• [SHORT PROBLEM]: Print exactly the lines from the first one down to the line that contains "(893,10) rectangle (1318,803);", both included, and skip the pictures.

━━━━━━━━━━━━━━━━

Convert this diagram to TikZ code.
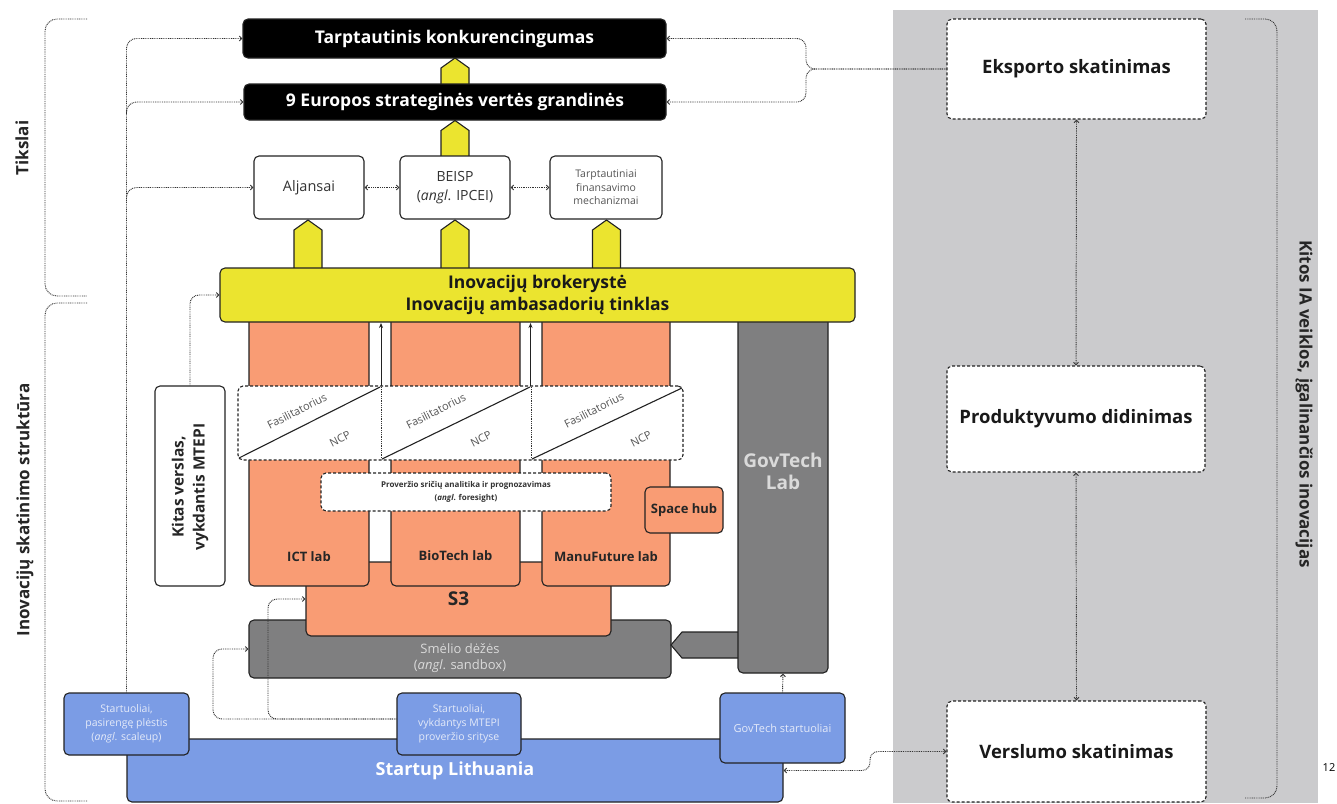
\documentclass[tikz,border=0pt]{standalone}
\usepackage{fontspec}
\setmainfont{Open Sans}
\usetikzlibrary{arrows.meta,calc}
\definecolor{cyel}{HTML}{EBE42F}
\definecolor{corg}{HTML}{F99C74}
\definecolor{cgry}{HTML}{7F7F80}
\definecolor{cblu}{HTML}{7B9CE5}
\definecolor{cpan}{HTML}{CBCBCD}
\definecolor{cline}{HTML}{222222}
\definecolor{bluetext}{HTML}{E4EAF9}
\definecolor{graytext}{HTML}{DADADA}
\definecolor{midtext}{HTML}{555555}
\newcommand\fsz[2]{\fontsize{#1}{#2}\selectfont}
\newcommand\yarr[3]{\draw[yarrow] (#1-14,#2) -- (#1-14,#3+10) -- (#1,#3) -- (#1+14,#3+10) -- (#1+14,#2) -- cycle;}
\begin{document}
\begin{tikzpicture}[x=1pt,y=-1pt,
  >={Straight Barb[length=2.5pt,width=5pt]},
  bx/.style={draw=cline,line width=1.1pt,rounded corners=5pt,inner sep=0pt,align=center},
  blackbox/.style={bx,fill=black,text=white,font=\bfseries\fsz{17.5}{20}},
  whitebox/.style={bx,fill=white,text=black!80},
  dashbox/.style={bx,fill=white,dash pattern=on 3pt off 2pt},
  colbox/.style={bx,fill=corg},
  graybox/.style={bx,fill=cgry},
  bluebox/.style={bx,fill=cblu,text=bluetext,font=\fsz{10.5}{14}},
  dotc/.style={draw=black!80,line width=0.95pt,dash pattern=on 0.9pt off 0.9pt},
  yarrow/.style={draw=cline,line width=1.1pt,fill=cyel,line join=miter},
  lbl/.style={inner sep=0pt,align=center},
  sidelbl/.style={lbl,font=\bfseries\fsz{17}{20},text=black!85},
  lablbl/.style={lbl,font=\bfseries\fsz{13}{15},text=black!85},
  diagtxt/.style={lbl,font=\fsz{11}{13},text=midtext,rotate=27},
  rightbox/.style={dashbox,font=\bfseries\fsz{18.5}{21},text=black!90},
]
\useasboundingbox (0,0) rectangle (1337,803);
% right panel
\fill[cpan] (893,10) rectangle (1318,803);

% brackets
\draw[dotc,rounded corners=12pt] (87,19) -- (45,19) -- (45,296) -- (87,296);
\draw[dotc,rounded corners=12pt] (87,303) -- (45,303) -- (45,801) -- (87,801);
\draw[dotc,rounded corners=12pt] (1245,19) -- (1277,19) -- (1277,798) -- (1245,798);
\node[sidelbl,rotate=90] (ltik) at (22,148) {Tikslai};
\node[sidelbl,rotate=90] (linov) at (25,510) {Inovacijų skatinimo struktūra};
\node[sidelbl,rotate=-90] (lkit) at (1304,404) {Kitos IA veiklos, įgalinančios inovacijas};

% yellow arrows (under the boxes)
\yarr{455}{90}{58}
\yarr{455}{162}{120.5}
\yarr{308}{275}{220}
\yarr{455}{275}{220}
\yarr{606.5}{275}{220}

% top boxes
\node[blackbox,minimum width=423,minimum height=39] (tk) at (454.5,38.5) {Tarptautinis konkurencingumas};
\node[blackbox,minimum width=422,minimum height=36] (eu) at (455,102) {9 Europos strateginės vertės grandinės};
\node[whitebox,minimum width=110,minimum height=63,font=\fsz{14.5}{19}] (alj) at (309,187.5) {Aljansai};
\node[whitebox,minimum width=110,minimum height=63,font=\fsz{14}{19}] (beisp) at (455,187.5) {BEISP\\(\textit{angl}. IPCEI)};
\node[whitebox,minimum width=112,minimum height=63,font=\fsz{10.5}{13.5},text=midtext] (tfm) at (606,187.5) {Tarptautiniai\\finansavimo\\mechanizmai};

% sandbox, S3
\node[graybox,minimum width=422,minimum height=58] (sand) at (460,649) {};
\node[lbl,text=graytext,font=\fsz{13}{16}] (lsand) at (460,658) {Smėlio dėžės\\(\textit{angl}. sandbox)};
\node[colbox,minimum width=305,minimum height=74,font=\bfseries\fsz{19}{20},text=black!85] (s3) at (458.5,599) {S3};

% lab columns
\node[colbox,minimum width=120,minimum height=276] (ict) at (309,448) {};
\node[colbox,minimum width=129,minimum height=276] (bio) at (455.5,448) {};
\node[colbox,minimum width=128,minimum height=276] (manu) at (606,448) {};
\node[lablbl] (lict) at (309,557) {ICT lab};
\node[lablbl] (lbio) at (455.5,556) {BioTech lab};
\node[lablbl] (lmanu) at (606,557) {ManuFuture lab};

% GovTech lab and its arrow to sandbox
\draw[yarrow,fill=cgry] (745,632) -- (682,632) -- (671,645) -- (682,658) -- (745,658) -- cycle;
\node[graybox,minimum width=90,minimum height=363] (gov) at (783,491.5) {};
\node[lbl,font=\bfseries\fsz{19}{22},text=graytext] (lgov) at (783,471) {GovTech\\Lab};

% yellow bar
\node[bx,fill=cyel,minimum width=635,minimum height=54,font=\bfseries\fsz{17.5}{22},text=black!90] (yel) at (537.5,295) {Inovacijų brokerystė\\Inovacijų ambasadorių tinklas};

% arrows in the gaps
\coordinate (g1b) at (381,386);
\coordinate (g1t) at (381,323);
\coordinate (g2b) at (530.5,386);
\coordinate (g2t) at (530.5,323);
\draw[line width=0.9pt,draw=cline,-{Stealth[length=5pt,width=4pt]}] (g1b) -- (g1t);
\draw[line width=0.9pt,draw=cline,-{Stealth[length=5pt,width=4pt]}] (g2b) -- (g2t);

% facilitator band
\node[dashbox,minimum width=445,minimum height=74] (fas) at (460.5,423) {};
\draw[dotc,line width=0.6pt] (381,387) -- (381,459);
\draw[dotc,line width=0.6pt] (531,387) -- (531,459);
\draw[line width=1.1pt,draw=cline] (239,458) -- (380,387);
\draw[line width=1.1pt,draw=cline] (382,459) -- (530,387);
\draw[line width=1.1pt,draw=cline] (532,459) -- (682,388);
\node[diagtxt] (f1) at (297,411) {Fasilitatorius};
\node[diagtxt] (n1) at (340,439) {NCP};
\node[diagtxt] (f2) at (436,411) {Fasilitatorius};
\node[diagtxt] (n2) at (481,439) {NCP};
\node[diagtxt] (f3) at (594,410) {Fasilitatorius};
\node[diagtxt] (n3) at (641,439) {NCP};

% foresight box and space hub
\node[dashbox,minimum width=290,minimum height=38,font=\bfseries\fsz{8}{12.5},text=black!80] (prov) at (466,492) {Proveržio sričių analitika ir prognozavimas\\(\textit{angl}. foresight)};
\node[colbox,minimum width=78,minimum height=46,font=\bfseries\fsz{13}{15},text=black!85] (space) at (684,510) {Space hub};

% other business box
\node[whitebox,minimum width=70,minimum height=200] (kitas) at (190,486) {};
\node[lbl,rotate=90,font=\bfseries\fsz{15.5}{21},text=black!85] (lkitas) at (190,487) {Kitas verslas,\\vykdantis MTEPI};

% startup boxes
\node[bx,fill=cblu,minimum width=656,minimum height=63] (sl) at (455,770.5) {};
\node[lbl,font=\bfseries\fsz{18}{20},text=white] (lsl) at (455,771) {Startup Lithuania};
\node[bluebox,minimum width=125,minimum height=62] (ss1) at (126.5,724) {Startuoliai,\\pasirengę plėstis\\(\textit{angl}. scaleup)};
\node[bluebox,minimum width=124,minimum height=62] (ss2) at (459,724) {Startuoliai,\\vykdantys MTEPI\\proveržio srityse};
\node[bluebox,minimum width=125,minimum height=70,font=\fsz{11}{14}] (ss3) at (782.5,728) {GovTech startuoliai};

% right panel boxes
\node[rightbox,minimum width=259,minimum height=100] (eks) at (1076.5,69) {Eksporto skatinimas};
\node[rightbox,minimum width=258,minimum height=106] (prod) at (1076,419) {Produktyvumo didinimas};
\node[rightbox,minimum width=259,minimum height=101] (vers) at (1076.5,751.5) {Verslumo skatinimas};

% dotted connectors
\coordinate (trB1) at (126.5,114);
\coordinate (trB2) at (126.5,199);
\draw[dotc,rounded corners=10pt,->] (ss1.north) |- (tk.west);
\draw[dotc,rounded corners=10pt,->] (trB1) |- (eu.west);
\draw[dotc,rounded corners=10pt,->] (trB2) |- (alj.west);
\draw[dotc,<->] (alj.east) -- (beisp.west);
\draw[dotc,<->] (beisp.east) -- (tfm.west);
\coordinate (split) at (806,69);
\draw[dotc,rounded corners=9pt,->] (eks.west) -- (split) |- (tk.east);
\draw[dotc,rounded corners=9pt,->] (eks.west) -- (split) |- (eu.east);
\draw[dotc,<->] (eks.south) -- (prod.north);
\draw[dotc,<->] (prod.south) -- (vers.north);
\coordinate (vbend) at (870,751.5);
\draw[dotc,rounded corners=8pt,<->] (vers.west) -- (vbend) |- (sl.east);
\draw[dotc,rounded corners=9pt,->] (kitas.north) |- (yel.west);
\coordinate (ss2a) at ($(ss2.west)+(0,-5)$);
\coordinate (sbx) at (213,649);
\coordinate (s3x) at (268,599);
\draw[dotc,rounded corners=9pt,->] (ss2a) -| (sbx) -- (sand.west);
\draw[dotc,rounded corners=9pt,->] (ss2a) -| (s3x) -- (s3.west);
\draw[dotc,->] (ss3.north) -- (gov.south);

\node[lbl,font=\fsz{11}{13}] (pg) at (1329,768) {12};
\end{tikzpicture}
\end{document}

━━━━━━━━━━━━━━━━

• [WORKED SOLUTION]:
Convert this diagram to TikZ code.
\documentclass[tikz,border=0pt]{standalone}
\usepackage{fontspec}
\setmainfont{Open Sans}
\usetikzlibrary{arrows.meta,calc}
\definecolor{cyel}{HTML}{EBE42F}
\definecolor{corg}{HTML}{F99C74}
\definecolor{cgry}{HTML}{7F7F80}
\definecolor{cblu}{HTML}{7B9CE5}
\definecolor{cpan}{HTML}{CBCBCD}
\definecolor{cline}{HTML}{222222}
\definecolor{bluetext}{HTML}{E4EAF9}
\definecolor{graytext}{HTML}{DADADA}
\definecolor{midtext}{HTML}{555555}
\newcommand\fsz[2]{\fontsize{#1}{#2}\selectfont}
\newcommand\yarr[3]{\draw[yarrow] (#1-14,#2) -- (#1-14,#3+10) -- (#1,#3) -- (#1+14,#3+10) -- (#1+14,#2) -- cycle;}
\begin{document}
\begin{tikzpicture}[x=1pt,y=-1pt,
  >={Straight Barb[length=2.5pt,width=5pt]},
  bx/.style={draw=cline,line width=1.1pt,rounded corners=5pt,inner sep=0pt,align=center},
  blackbox/.style={bx,fill=black,text=white,font=\bfseries\fsz{17.5}{20}},
  whitebox/.style={bx,fill=white,text=black!80},
  dashbox/.style={bx,fill=white,dash pattern=on 3pt off 2pt},
  colbox/.style={bx,fill=corg},
  graybox/.style={bx,fill=cgry},
  bluebox/.style={bx,fill=cblu,text=bluetext,font=\fsz{10.5}{14}},
  dotc/.style={draw=black!80,line width=0.95pt,dash pattern=on 0.9pt off 0.9pt},
  yarrow/.style={draw=cline,line width=1.1pt,fill=cyel,line join=miter},
  lbl/.style={inner sep=0pt,align=center},
  sidelbl/.style={lbl,font=\bfseries\fsz{17}{20},text=black!85},
  lablbl/.style={lbl,font=\bfseries\fsz{13}{15},text=black!85},
  diagtxt/.style={lbl,font=\fsz{11}{13},text=midtext,rotate=27},
  rightbox/.style={dashbox,font=\bfseries\fsz{18.5}{21},text=black!90},
]
\useasboundingbox (0,0) rectangle (1337,803);
% right panel
\fill[cpan] (893,10) rectangle (1318,803);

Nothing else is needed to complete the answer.